I don't know the root cause, but something this esoteric would most likely be discoverable only in a code review, or possibly a unit test. It's hard to imagine someone thinking of testing the case of 2 files that differ in every 128 bytes without reading the code.

pronoiac · on May 7, 2011

It sounds like it compares blocks of 128 bytes, & there's an off-by-one error in the code.

quinndupont · on May 7, 2011

Nothing as satisfying as really really occasional bugs. (When they aren't yours)

Todd · on May 7, 2011

At least it's reproducable...

joe_the_user · on May 7, 2011

"This article applies to a different operating system than the one you are using. Article content that may not be relevant to you is disabled."

If I don't use Windows, they hide some content.

rtaycher · on May 8, 2011

I think thats just to warn vista/7 users that it doesn't effect them.

jodrellblank · on May 7, 2011

In Windows XP, which is two generations outdated.

karamazov · on May 7, 2011

In what kind of real-world situations would this bug impact results?

jtheory · on May 7, 2011

The most common case: any situation in which only one character in a file is different. For one in every 128 pairs of these files, more or less, fc.exe will say "no differences found".

Are you asking why anyone would ever change only one character in a file? Typo corrections come to mind, or mild file corruption. I recovered a ton of files from a failing drive a few years ago, and quite a few of the text files had just a character or two corrupted.

I'm not sure what people generally use fc for -- I don't -- so it's hard to say how serious the impact might be when it fails.

CamperBob · on May 7, 2011

You must restart the computer after you apply this hotfix.

Really Microsoft?

Locke1689 · on May 7, 2011

This was from XP before they re-architected the DLL management. I'm not sure blaming Microsoft for a mistake made more than 9 years ago in OS design is relevant or helpful.

CamperBob · on May 7, 2011

fc.exe doesn't use any DLLs. It's a trivial console application, deployed as a single .exe that can be overwritten as long as it's not currently running.

Locke1689 · on May 7, 2011

The hotfix seems to modify ulib.dll.

CamperBob · on May 7, 2011

If fc.exe depends on DLLs for its core functionality, then the whole scenario is even goofier.

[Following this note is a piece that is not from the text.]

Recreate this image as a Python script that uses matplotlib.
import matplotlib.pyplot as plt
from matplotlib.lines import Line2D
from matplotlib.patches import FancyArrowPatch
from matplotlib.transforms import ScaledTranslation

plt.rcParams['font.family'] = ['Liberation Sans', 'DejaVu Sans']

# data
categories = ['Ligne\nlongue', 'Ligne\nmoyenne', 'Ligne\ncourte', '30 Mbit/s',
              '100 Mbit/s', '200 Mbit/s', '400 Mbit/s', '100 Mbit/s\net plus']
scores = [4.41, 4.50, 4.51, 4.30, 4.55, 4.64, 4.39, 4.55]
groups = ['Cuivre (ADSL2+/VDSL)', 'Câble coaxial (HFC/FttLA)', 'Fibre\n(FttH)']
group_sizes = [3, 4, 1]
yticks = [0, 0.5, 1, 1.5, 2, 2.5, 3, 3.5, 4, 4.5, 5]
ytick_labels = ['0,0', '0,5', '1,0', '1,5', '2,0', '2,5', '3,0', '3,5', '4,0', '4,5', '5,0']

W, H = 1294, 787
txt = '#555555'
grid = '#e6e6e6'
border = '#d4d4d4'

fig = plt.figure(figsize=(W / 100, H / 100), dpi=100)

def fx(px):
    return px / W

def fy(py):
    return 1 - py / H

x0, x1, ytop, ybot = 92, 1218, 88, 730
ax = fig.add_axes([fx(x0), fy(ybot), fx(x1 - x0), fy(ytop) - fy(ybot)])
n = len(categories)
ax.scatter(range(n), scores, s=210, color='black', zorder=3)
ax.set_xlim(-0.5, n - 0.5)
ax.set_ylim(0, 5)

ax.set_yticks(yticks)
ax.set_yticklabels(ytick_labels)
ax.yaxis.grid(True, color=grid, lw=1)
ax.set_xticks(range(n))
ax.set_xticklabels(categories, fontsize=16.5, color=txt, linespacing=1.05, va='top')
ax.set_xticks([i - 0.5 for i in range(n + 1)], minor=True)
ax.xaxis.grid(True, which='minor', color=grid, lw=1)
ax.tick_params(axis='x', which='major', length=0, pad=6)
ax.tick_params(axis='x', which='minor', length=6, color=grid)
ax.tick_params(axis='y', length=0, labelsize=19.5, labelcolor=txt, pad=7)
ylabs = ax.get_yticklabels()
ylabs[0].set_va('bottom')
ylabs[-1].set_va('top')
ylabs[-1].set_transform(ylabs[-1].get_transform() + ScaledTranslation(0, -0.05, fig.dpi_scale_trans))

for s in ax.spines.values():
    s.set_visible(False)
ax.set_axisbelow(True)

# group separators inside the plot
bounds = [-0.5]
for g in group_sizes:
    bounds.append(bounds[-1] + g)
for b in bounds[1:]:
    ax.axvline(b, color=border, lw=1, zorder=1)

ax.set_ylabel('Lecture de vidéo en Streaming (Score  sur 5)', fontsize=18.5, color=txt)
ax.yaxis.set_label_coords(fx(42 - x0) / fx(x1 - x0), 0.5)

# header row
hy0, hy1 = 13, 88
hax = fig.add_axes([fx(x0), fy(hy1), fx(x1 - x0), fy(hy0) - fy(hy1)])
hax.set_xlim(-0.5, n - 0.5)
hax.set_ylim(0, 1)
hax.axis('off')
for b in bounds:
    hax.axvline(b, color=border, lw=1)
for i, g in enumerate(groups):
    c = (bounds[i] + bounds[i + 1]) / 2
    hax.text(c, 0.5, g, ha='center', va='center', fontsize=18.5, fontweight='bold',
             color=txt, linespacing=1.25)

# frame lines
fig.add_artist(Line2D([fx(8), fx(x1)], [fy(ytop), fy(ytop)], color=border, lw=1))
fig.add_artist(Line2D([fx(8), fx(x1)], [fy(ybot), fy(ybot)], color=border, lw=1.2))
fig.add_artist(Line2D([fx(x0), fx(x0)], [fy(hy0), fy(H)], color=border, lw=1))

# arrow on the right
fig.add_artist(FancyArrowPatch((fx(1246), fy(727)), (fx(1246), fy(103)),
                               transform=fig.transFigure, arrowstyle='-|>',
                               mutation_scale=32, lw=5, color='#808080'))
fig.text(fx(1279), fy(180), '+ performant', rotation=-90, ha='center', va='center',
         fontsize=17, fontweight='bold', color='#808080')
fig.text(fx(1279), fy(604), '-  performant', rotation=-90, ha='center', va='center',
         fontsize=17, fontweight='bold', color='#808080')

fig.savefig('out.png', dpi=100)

Locke1689 · on May 7, 2011

/usr/bin/diff depends on the following shared libraries for operation:

linux-gate.so.1 => (0xb7f31000) librt.so.1 => /lib/tls/i686/cmov/librt.so.1 (0xb7f18000) libc.so.6 => /lib/tls/i686/cmov/libc.so.6 (0xb7dc9000) libpthread.so.0 => /lib/tls/i686/cmov/libpthread.so.0 (0xb7db0000) /lib/ld-linux.so.2 (0xb7f32000)

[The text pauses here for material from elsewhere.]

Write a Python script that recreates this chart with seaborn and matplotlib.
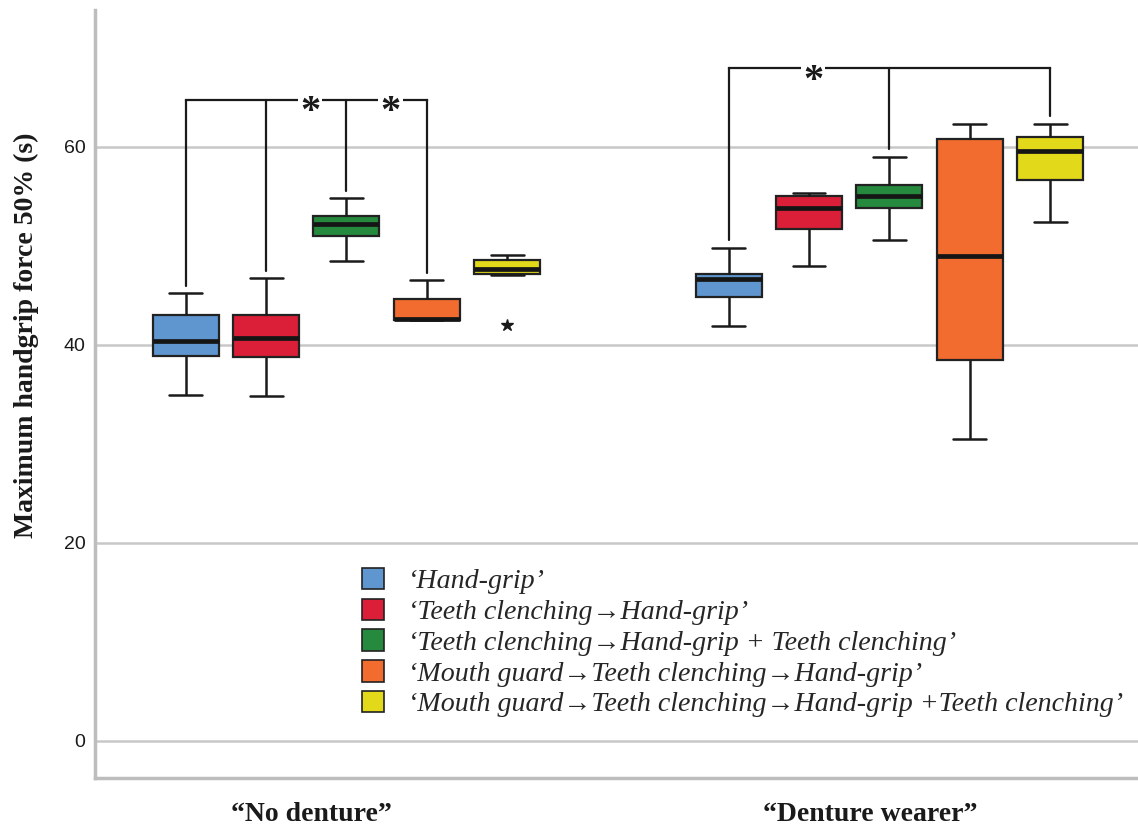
import numpy as np
import pandas as pd
import seaborn as sns
import matplotlib.pyplot as plt
from matplotlib.patches import Patch
from matplotlib.transforms import ScaledTranslation

groups = ["“No denture”", "“Denture wearer”"]
conditions = [
    "‘Hand-grip’",
    "‘Teeth clenching→Hand-grip’",
    "‘Teeth clenching→Hand-grip + Teeth clenching’",
    "‘Mouth guard→Teeth clenching→Hand-grip’",
    "‘Mouth guard→Teeth clenching→Hand-grip +Teeth clenching’",
]
colors = ["#5f96cf", "#dc1f38", "#258a3e", "#f26b2f", "#e1d91a"]

# five-number summaries per condition: min, Q1, median, Q3, max
no_denture = [
    [34.9, 38.9, 40.4, 43.0, 45.2],
    [34.8, 38.8, 40.7, 43.0, 46.7],
    [48.5, 51.0, 52.2, 53.0, 54.8],
    [42.5, 42.5, 42.6, 44.6, 46.5],
    [47.0, 47.1, 47.6, 48.6, 49.1],
]
denture_wearer = [
    [41.9, 44.8, 46.6, 47.1, 49.8],
    [48.0, 51.7, 53.8, 55.0, 55.3],
    [50.6, 53.8, 55.0, 56.1, 59.0],
    [30.5, 38.5, 49.0, 60.8, 62.3],
    [52.4, 56.6, 59.6, 61.0, 62.3],
]

# extreme value shown as a star
outlier_group = [0]
outlier_condition = [4]
outlier_value = [42.0]

# significance brackets: group, conditions joined, bar height, star gaps
bracket_group = [0, 1]
bracket_conditions = [[0, 1, 2, 3], [0, 2, 4]]
bracket_height = [64.7, 67.9]
bracket_stars = [[(1, 2), (2, 3)], [(0, 2)]]

y_ticks = [0, 20, 40, 60]

rows = []
for g, summary in zip(groups, [no_denture, denture_wearer]):
    for c, vals in zip(conditions, summary):
        for v in vals:
            rows.append({"group": g, "condition": c, "value": v})
df = pd.DataFrame(rows)

sns.set_theme(style="white")
plt.rcParams["font.family"] = ["Liberation Sans", "DejaVu Sans"]
serif = ["Liberation Serif", "DejaVu Serif"]

fig = plt.figure(figsize=(11.38, 8.32), dpi=100)
ax = fig.add_axes([95 / 1138, 1 - 778 / 832, 1 - 95 / 1138, (778 - 10) / 832])

box_width = 0.74
ax.yaxis.grid(True, color="#c8c8c8", lw=1.8)
ax.set_axisbelow(True)

sns.boxplot(
    data=df, x="group", y="value", hue="condition",
    order=groups, hue_order=conditions, palette=colors, saturation=1,
    width=box_width, gap=0.18, whis=(0, 100), fliersize=0,
    linecolor="#222222", linewidth=1.6, legend=False, ax=ax,
    medianprops=dict(color="#151515", linewidth=3.4),
    whiskerprops=dict(color="#1a1a1a", linewidth=1.8),
    capprops=dict(color="#1a1a1a", linewidth=1.8),
)

slot = box_width / len(conditions)


def xpos(group_idx, cond_idx):
    return group_idx - box_width / 2 + slot * (cond_idx + 0.5)


summaries = [no_denture, denture_wearer]

# outlier star
ax.plot([xpos(g, c) for g, c in zip(outlier_group, outlier_condition)],
        outlier_value, ls="none", marker="*", ms=9, color="#1a1a1a")

# brackets
star_shift = ScaledTranslation(4 / 100, -6 / 72, fig.dpi_scale_trans)
for g, conds, h, stars in zip(bracket_group, bracket_conditions,
                              bracket_height, bracket_stars):
    xs = [xpos(g, c) for c in conds]
    ax.plot([xs[0], xs[-1]], [h, h], color="#1a1a1a", lw=1.6,
            solid_capstyle="projecting", zorder=4)
    for c, x in zip(conds, xs):
        top = summaries[g][c][4]
        ax.plot([x, x], [top + 0.75, h], color="#1a1a1a", lw=1.6, zorder=4)
    for a, b in stars:
        xm = (xpos(g, a) + xpos(g, b)) / 2
        ax.text(xm, h, "*", ha="center", va="center_baseline",
                fontsize=29, fontweight="bold", family=serif,
                color="#1a1a1a", zorder=5,
                bbox=dict(facecolor="white", edgecolor="none", pad=1.5),
                transform=ax.transData + star_shift)

ax.set_xlim(-0.463, 1.458)
ax.set_ylim(-3.74, 73.8)
ax.set_yticks(y_ticks)
ax.set_yticklabels([str(t) for t in y_ticks], fontsize=14, color="#1a1a1a")
ax.tick_params(axis="both", length=0)
ax.tick_params(axis="y", pad=7)
ax.tick_params(axis="x", pad=17)

for lab, dx in zip(ax.get_xticklabels(), [-34.5, -19.5]):
    lab.set_fontfamily(serif)
    lab.set_fontweight("bold")
    lab.set_fontsize(20)
    lab.set_color("#1a1a1a")
    lab.set_transform(lab.get_transform() + ScaledTranslation(dx / 100, 0, fig.dpi_scale_trans))

ax.set_xlabel("")
ax.set_ylabel("Maximum handgrip force 50% (s)", fontsize=20, fontweight="bold",
              family=serif, color="#1a1a1a")
ax.yaxis.set_label_coords(-0.054, 0.577)

for side in ["top", "right"]:
    ax.spines[side].set_visible(False)
for side in ["left", "bottom"]:
    ax.spines[side].set_color("#bdbdbd")
    ax.spines[side].set_linewidth(2.5)

handles = [Patch(facecolor=c, edgecolor="#222222", lw=1.2) for c in colors]
fig.legend(handles, conditions, loc="upper left",
           bbox_to_anchor=(362 / 1138, 1 - 568 / 832),
           frameon=False, borderpad=0, borderaxespad=0,
           handlelength=0.8, handleheight=0.8, handletextpad=0.85,
           labelspacing=0.15,
           prop=dict(family=serif, style="italic", size=20.2))

fig.savefig("out.png", dpi=100)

Did you look any of this information up before making your statements? It looks like ulib.dll is a DLL for file utilities, which would perform an analogous purpose as librt and libc in any UNIX system.

quadhome · on May 7, 2011

But, you don't need to reboot a Linux machine after updating a shared library.

Locke1689 · on May 8, 2011

This was from XP before they re-architected the DLL management. I'm not sure blaming Microsoft for a mistake made more than 9 years ago in OS design is relevant or helpful.

-- Me, about 4 comments ago

CamperBob · on May 8, 2011

And this is relevant because....?

You can rest assured that the actual bug was not in a CRT library DLL. They may have had a good reason for updating ulib.dll which wasn't mentioned in the KB article, but fixing an off-by-one bug in an app-specific memory-compare loop wasn't it.

pwg · on May 7, 2011

Sign.... 30+ years on, and MS still can not figure out how to change a basic setting or update something without also requiring a reboot in the process.

mdda · on May 7, 2011

Microsoft's single purpose 'File-Compare' utility actually fails to do the one thing that it was designed for? It boggles the mind. (Sorry for the lack of content, but OMG and WTF!)